REVISI UU 13 TAHUN 2003: PERLUKAH? Oleh: Yosminaldi, SH. MM (Mahasiswa Doktoral MSDM Univ. Negeri Jakarta) Ketua Umum FK-HR EJIP, ASPHRI & Praktisi Senior HRD

 

UU No.13/2003 pada dasarnya merupakan pengganti dari UU No.25/1997 yang kontroversial, karena UU No.25/1997 sempat diundangkan, tetapi ditunda sampai dua kali yang akhirnya terpaksa UU No.13/2003 diundangkan. Karena kalau tidak, UU No.25/1997 akan berlaku. Jadi, UU No.13/2003 ini memang terpaksa diundangkan karena kawatir UU No.25/1997 akan berlaku karena tidak mungkin ditunda untuk ketiga kalinya (Prof. A. Uwiyono: 2003).

UU No.13/2003 sampai saat ini masih mengundang kontroversial. Terutama pertama, mengenai masalah inkonsistensi antara pasal yang satu dengan pasal yang lain. Hal ini menimbulkan ketidakpastian hukum. Dampaknya, akan menciptakan ketidakharmonisan hubungan industrial di tempat kerja antara pengusaha dengan pekerja.

Ada inkonsistensi dalam membuat aturan, misalnya tentang Perjanjian Kerja Waktu Tertentu (PKWT) yang disatu pihak bisa dilakukan atas dasar jangka waktu. Tapi ada pasal lain yang menyatakan bahwa Perjanjian Kerja untuk pekerjaan-pekerjaan yang bersifat tetap tidak boleh diatur dengan perjanjian kerja waktu tertentu. Perjanjian Kerja atas dasar jangka waktu itu bisa diterapkan pada pekerjaan-pekerjaan yang bersifat tetap. Hal ini tidak konsisten, disatu pihak dilarang, tapi dilain pihak diperkenankan.

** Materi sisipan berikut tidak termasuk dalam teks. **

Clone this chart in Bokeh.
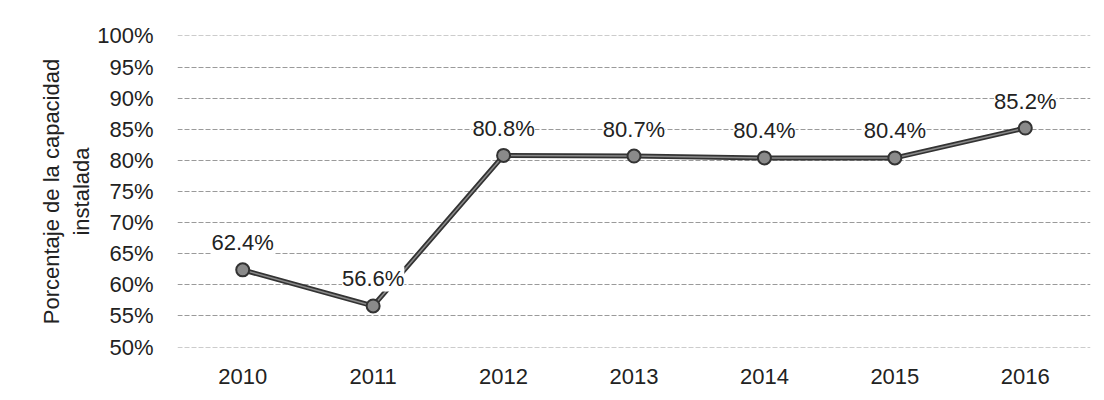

Kedua, ketentuan tentang outsourcing. Perusahaan penyedia jasa tenaga kerja, dipersyaratkan harus ada hubungan kerja dengan pekerjanya yang hendak di-outsource-kan ke user perusahaan lain. Tetapi di lain pihak, di pasal 1 ayat (15) dinyatakan bahwa hubungan kerja adalah hubungan antara pengusaha dan pekerja yang didasarkan perjanjian kerja yang memiliki atau mempunyai ciri adanya upah, adanya pekerjaan, adanya perintah, baru ada hubungan kerja. Artinya, kalau suatu hubungan hukum tidak memberikan atau mencirikan adanya upah, pekerjaan dan perintah, maka di sana tidak ada hubungan kerja. Disatu pihak, dalam hubungan antara pekerja dengan perusahaan penyedia jasa tenaga kerja, diwajibkan adanya hubungan kerja. Hal ini tidak mungkin, sehingga hubungan kerja itu tetap terjadi antara perusahaan pengguna tenaga kerja itu dengan pekerjanya karena disana ada unsur perintah, pekerjaan dan upah. Mungkin "upah" ini biasanya dibayarkan oleh perusahaan penyedia jasa tenaga kerja. Tapi, sebetulnya perusahaan penyedia jasa tenaga kerja ini hanya sebagai kasir saja, sebab upah itu juga berasal dari perusahaan user.

 

Tujuan UU No. 13 Tahun 2003 Tentang Ketenagakerjaan

Jika diidentifikasi tujuan dari UU No. 13 tahun 2003 tentang Ketenagakerjaan, maka dalam regulasi itu sendiri, terdapat 4 (empat) tujuan yang disebutkan pada Pasal 4 (empat), bahwa pembangunan ketenagakerjaan bertujuan :

1.           Memberdayakan dan Mendayagunakan Tenaga Kerja Secara Optimal dan Manusiawi.

Penjelasan Pasal 4 huruf a UU No. 13 Tahun 2003 tentang Ketenagakerjaan adalah “Pemberdayaan dan pendayagunaan tenaga kerja merupakan suatu kegiatan yang  terpadu untuk dapat  memberikan  kesempatan  kerja seluas-luasnya bagi tenaga kerja Indonesia. Melalui pemberdayaan dan pendayagunaan ini diharapkan tenaga kerja Indonesia dapat berpartisipasi secara optimal dalam Pembangunan Nasional, namun dengan tetap menjunjung nilai-nilai kemanusiaannya.”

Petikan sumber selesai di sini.